Thursday 9 July 2015

Ngrams in Hive

ngrams() and context_ngrams(): N-gram frequency estimation

N-grams are subsequences of length N drawn from a longer sequence. The purpose of the ngrams() UDAF is to find the k most frequent n-grams from one or more sequences. It can be used in conjunction with the sentences() UDF to analyze unstructured natural language text, or the collect() function to analyze more general string data.
Contextual n-grams are similar to n-grams, but allow you to specify a 'context' string around which n-grams are to be estimated. For example, you can specify that you're only interested in finding the most common two-word phrases in text that follow the context "I love". You could achieve the same result by manually stripping sentences of non-contextual content and then passing them to ngrams(), but context_ngrams() makes it much easier.

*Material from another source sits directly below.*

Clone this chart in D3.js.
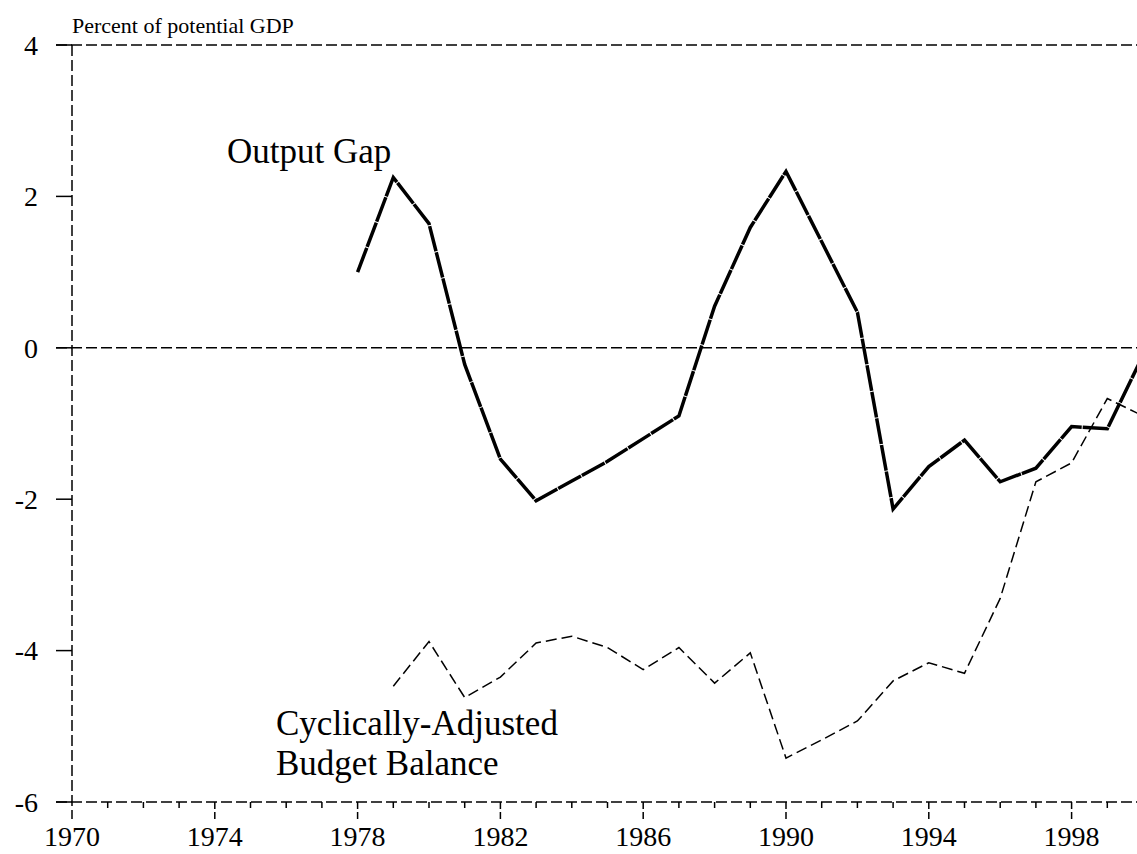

SELECT explode(context_ngrams(sentences(lower(tweet)), 2100 [, 1000])) FROM twitter;
The command above will return the top-100 bigrams (2-grams) from a hypothetical table called twitter. The tweetcolumn is assumed to contain a string with arbitrary, possibly meaningless, text. The lower() UDF first converts the text to lowercase for standardization, and then sentences() splits up the text into arrays of words. 
The optional fourth argument is the precision factor that control the tradeoff between memory usage and accuracy in frequency estimation. Higher values will be more accurate, but could potentially crash the JVM with an OutOfMemory error. If omitted, sensible defaults are used.
SELECT explode(context_ngrams(sentences(lower(tweet)), array("i","love",null), 100, [, 1000])) FROM twitter;
The command above will return a list of the top 100 words that follow the phrase "i love" in a hypothetical database of Twitter tweets. Each null specifies the position of an n-gram component to estimate; therefore, every query must contain at least one null in the context array.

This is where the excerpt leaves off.